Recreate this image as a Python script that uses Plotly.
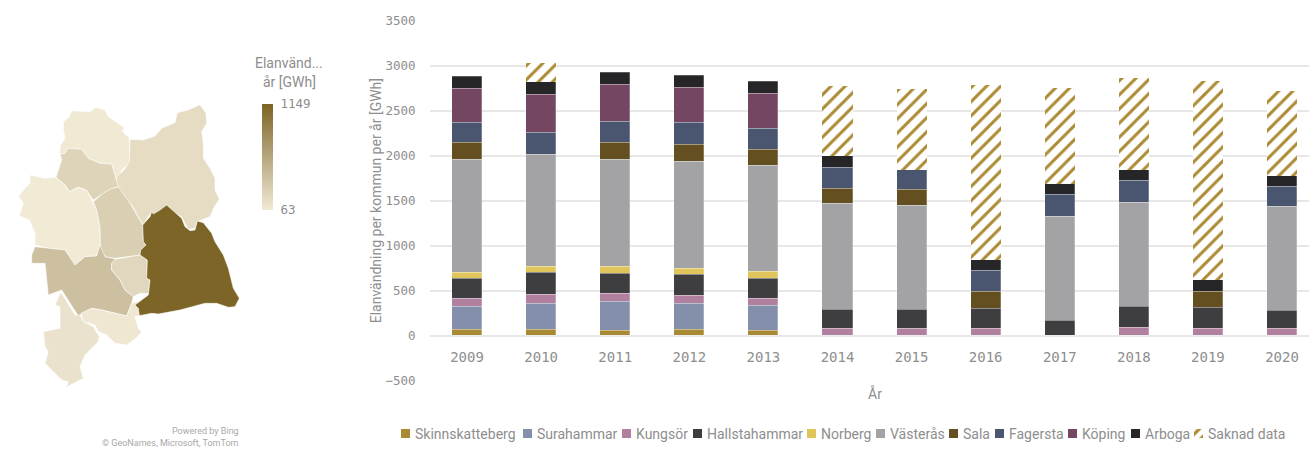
import plotly.graph_objects as go

YEARS = ["2009","2010","2011","2012","2013","2014","2015","2016","2017","2018","2019","2020"]
Skinnskatteberg = [67,67,56,67,56,None,None,None,None,None,None,None]
Surahammar = [255,292,322,292,277,None,None,None,None,None,None,None]
Kungsor = [89,93,85,82,82,81,81,85,None,93,85,78]
Hallstahammar = [219,248,230,233,222,215,212,215,174,226,226,207]
Norberg = [74,63,77,74,74,None,None,None,None,None,None,None]
Vasteras = [1255,1252,1189,1189,1178,1174,1151,None,1148,1162,None,1152]
Sala = [185,None,185,189,178,167,175,189,None,None,182,None]
Fagersta = [223,244,237,241,237,233,222,230,241,241,None,222]
Koping = [381,415,412,392,389,None,None,None,None,None,None,None]
Arboga = [126,145,129,130,133,126,None,129,122,126,126,119]
Saknad = [None,211,None,None,None,778,907,1945,1074,1019,2218,944]

SERIES = [
    ("Skinnskatteberg", Skinnskatteberg, "#a98a34"),
    ("Surahammar", Surahammar, "#8490ab"),
    ("Kungsör", Kungsor, "#b2809f"),
    ("Hallstahammar", Hallstahammar, "#3e3e40"),
    ("Norberg", Norberg, "#dfc55c"),
    ("Västerås", Vasteras, "#a3a3a5"),
    ("Sala", Sala, "#634f1f"),
    ("Fagersta", Fagersta, "#4a566f"),
    ("Köping", Koping, "#744662"),
    ("Arboga", Arboga, "#262628"),
]
SAKNAD_NAME = "Saknad data"
SAKNAD_COLOR = "#ab8b34"

# Municipality outlines, in map units, with each one's electricity use (GWh)
MAP_MIN, MAP_MAX = 63, 1149
MAP_REGIONS = {
    "Norberg": (74, [(190,275),(207,262),(215,242),(270,245),(288,232),(315,240),(325,260),(355,280),(372,292),(368,305),(388,325),(390,385),(388,400),(370,415),(348,448),(335,402),(300,400),(265,385),(245,358),(205,355),(195,370),(178,372),(182,345),(195,325),(190,300)]),
    "Sala": (180, [(390,328),(430,330),(465,318),(485,295),(525,278),(532,248),(565,240),(600,224),(618,250),(620,280),(605,305),(610,340),(610,385),(630,415),(645,445),(645,480),(658,508),(643,530),(630,560),(600,572),(590,575),(585,595),(565,598),(555,580),(545,560),(520,545),(500,525),(478,545),(460,555),(455,545),(435,575),(428,585),(420,570),(395,525),(370,500),(348,465),(350,440),(372,420),(388,395)]),
    "Fagersta": (240, [(205,355),(245,358),(265,385),(300,400),(335,402),(348,450),(355,470),(330,478),(310,490),(280,510),(258,480),(235,472),(208,485),(195,465),(168,442),(185,390),(180,372),(195,370)]),
    "Skinnskatteberg": (67, [(90,435),(135,445),(168,442),(195,465),(208,485),(235,472),(262,482),(275,510),(290,540),(300,590),(302,645),(290,678),(255,680),(225,705),(195,660),(145,655),(105,645),(105,610),(88,570),(58,558),(70,520),(55,500),(75,475),(90,460)]),
    "Surahammar": (280, [(280,515),(310,490),(330,478),(355,470),(390,520),(428,585),(430,635),(438,645),(422,660),(420,675),(345,685),(320,682),(302,665),(302,640),(300,590),(290,540)]),
    "Köping": (400, [(105,650),(95,675),(95,700),(135,700),(145,795),(185,780),(235,858),(275,835),(305,840),(380,858),(395,820),(400,800),(375,780),(360,750),(335,720),(335,700),(350,688),(315,680),(300,645),(290,678),(255,680),(225,705),(195,660),(145,655)]),
    "Hallstahammar": (215, [(345,688),(420,675),(442,690),(440,745),(450,750),(445,790),(420,790),(400,800),(375,780),(360,750),(335,720),(335,700)]),
    "Kungsör": (85, [(243,850),(275,835),(305,840),(380,858),(395,820),(415,815),(418,857),(405,860),(415,895),(425,905),(408,925),(380,945),(345,940),(320,915),(295,905),(285,885),(250,875)]),
    "Arboga": (126, [(180,790),(165,825),(180,830),(180,895),(130,905),(135,950),(145,965),(135,1000),(185,1050),(205,1055),(198,1072),(250,1045),(240,1010),(255,975),(295,935),(298,920),(280,890),(250,875),(240,855),(225,855),(185,790)]),
    "Västerås": (1149, [(500,525),(525,548),(545,565),(555,590),(570,602),(585,600),(592,573),(610,578),(635,610),(645,635),(670,675),(685,715),(700,775),(718,805),(705,830),(685,832),(650,820),(615,820),(575,830),(540,840),(475,852),(455,850),(418,857),(415,835),(405,825),(445,795),(450,750),(440,745),(442,690),(420,675),(422,660),(438,645),(430,635),(428,585),(450,560),(455,545),(460,552),(480,540)]),
}
SCALE_LOW = (241,234,214)
SCALE_HIGH = (125,100,39)

FONT = "Roboto"
MONO = "DejaVu Sans Mono"
GREY = "#8e8e8e"
W, H = 1309, 450

def py(p):
    return 1 - p / H

def px(p):
    return p / W

def shade(v):
    t = (v - MAP_MIN) / (MAP_MAX - MAP_MIN)
    c = [round(a + (b - a) * t) for a, b in zip(SCALE_LOW, SCALE_HIGH)]
    return f"rgb({c[0]},{c[1]},{c[2]})"

STRIPES = dict(shape="/", fgcolor=SAKNAD_COLOR, bgcolor="white", fgopacity=1, fillmode="replace")

fig = go.Figure()

for name, vals, color in SERIES:
    fig.add_bar(x=YEARS, y=vals, name=name, width=0.405, showlegend=False,
                marker=dict(color=color, line=dict(color="rgba(255,255,255,0.35)", width=0.7)))
fig.add_bar(x=YEARS, y=Saknad, name=SAKNAD_NAME, width=0.405, showlegend=False,
            marker=dict(color=SAKNAD_COLOR, line=dict(width=0), pattern=dict(size=10, solidity=0.3, **STRIPES)))

for name, (val, pts) in MAP_REGIONS.items():
    xs = [p[0] for p in pts] + [pts[0][0]]
    ys = [p[1] for p in pts] + [pts[0][1]]
    fig.add_scatter(x=xs, y=ys, xaxis="x2", yaxis="y2", mode="lines", fill="toself", name=name,
                    fillcolor=shade(val), line=dict(color="rgba(255,255,255,0.7)", width=0.8),
                    showlegend=False, hoverinfo="name")

fig.add_heatmap(x=[0, 1], y=[MAP_MIN, MAP_MAX], z=[[MAP_MIN, MAP_MIN], [MAP_MAX, MAP_MAX]],
                xaxis="x3", yaxis="y3", zsmooth="best", showscale=False,
                colorscale=[[0, "rgb(%d,%d,%d)" % SCALE_LOW], [1, "rgb(%d,%d,%d)" % SCALE_HIGH]])

LEGEND_LEFT = [401, 523.3, 622.3, 693.3, 806.7, 875.7, 949, 995, 1068.3, 1131, 1194.3]
annots = []
for left, (name, _, color) in zip(LEGEND_LEFT, SERIES):
    fig.add_bar(x=[left + 4.5], y=[1], width=[9], xaxis="x4", yaxis="y4", showlegend=False,
                marker=dict(color=color, line=dict(width=0)), hoverinfo="skip")
    annots.append((left + 12, name))
fig.add_bar(x=[LEGEND_LEFT[-1] + 4.5], y=[1], width=[9], xaxis="x4", yaxis="y4", showlegend=False,
            marker=dict(color=SAKNAD_COLOR, line=dict(width=0), pattern=dict(size=8, solidity=0.4, **STRIPES)),
            hoverinfo="skip")
annots.append((LEGEND_LEFT[-1] + 12, SAKNAD_NAME))

annotations = [dict(x=px(x), y=py(434), xref="paper", yref="paper", text=t, showarrow=False, xanchor="left",
                    yanchor="middle", font=dict(family=FONT, size=14, color=GREY)) for x, t in annots]
for x, y, text, anchor, size, color in [
    (875, 393, "År", "center", 14, GREY),
    (289, 63, "Elanvänd...", "center", 14, GREY),
    (289, 82, "år [GWh]", "center", 14, GREY),
    (241, 431, "Powered by Bing", "right", 9, "#a8a8a8"),
    (241, 443, "© GeoNames, Microsoft, TomTom", "right", 9, "#a8a8a8"),
]:
    annotations.append(dict(x=px(x), y=py(y), xref="paper", yref="paper", text=text, showarrow=False,
                            xanchor=anchor, yanchor="middle", font=dict(family=FONT, size=size, color=color)))

hidden = dict(visible=False, showgrid=False, zeroline=False, fixedrange=True)
fig.update_layout(
    width=W, height=H, autosize=False, margin=dict(l=0, r=0, t=0, b=0, autoexpand=False),
    paper_bgcolor="white", plot_bgcolor="white", barmode="stack", bargap=0,
    font=dict(family=FONT, color=GREY),
    xaxis=dict(domain=[px(430), 1], type="category", range=[-0.5, 11.364], anchor="free",
               position=py(335.7), showgrid=False, zeroline=False, showline=False, ticks="outside", ticklen=8,
               tickcolor="rgba(0,0,0,0)", tickfont=dict(family=MONO, size=14, color=GREY)),
    yaxis=dict(domain=[py(380.7), py(20.5)], range=[-500, 3500], tick0=-500, dtick=500,
               gridcolor="#e7e7e7", gridwidth=1.5, zeroline=True, zerolinecolor="#e7e7e7", zerolinewidth=1.5,
               showline=False, ticks="outside", ticklen=11, tickcolor="rgba(0,0,0,0)",
               tickfont=dict(family=MONO, size=12.5, color=GREY),
               title=dict(text="Elanvändning per kommun per år [GWh]", standoff=0,
                          font=dict(family=FONT, size=14, color=GREY))),
    xaxis2=dict(domain=[0, px(340)], range=[0, 1020], anchor="y2", **hidden),
    yaxis2=dict(domain=[0, py(30)], range=[1260, 0], anchor="x2", **hidden),
    xaxis3=dict(domain=[px(262), px(273)], range=[0, 1], anchor="y3", **hidden),
    yaxis3=dict(domain=[py(210), py(104)], range=[MAP_MIN, MAP_MAX], anchor="x3", side="right",
                showgrid=False, zeroline=False, showline=False, tickvals=[MAP_MIN, MAP_MAX], ticks="outside",
                ticklen=4, tickcolor="rgba(0,0,0,0)", tickfont=dict(family=MONO, size=12.5, color=GREY)),
    xaxis4=dict(domain=[0, 1], range=[0, W], anchor="y4", **hidden),
    yaxis4=dict(domain=[py(438), py(429)], range=[0, 1], anchor="x4", **hidden),
    annotations=annotations,
)

fig.write_html("out.html", config=dict(displayModeBar=False), post_script="document.body.style.margin='0';")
──────
TASK TO CARRY OUT
Leave out any pictures and return exactly the lines from the beginning of the data through the line with "import plotly.graph_objects as go", inclusive.

WRITTEN ANSWER
Recreate this image as a Python script that uses Plotly.
import plotly.graph_objects as go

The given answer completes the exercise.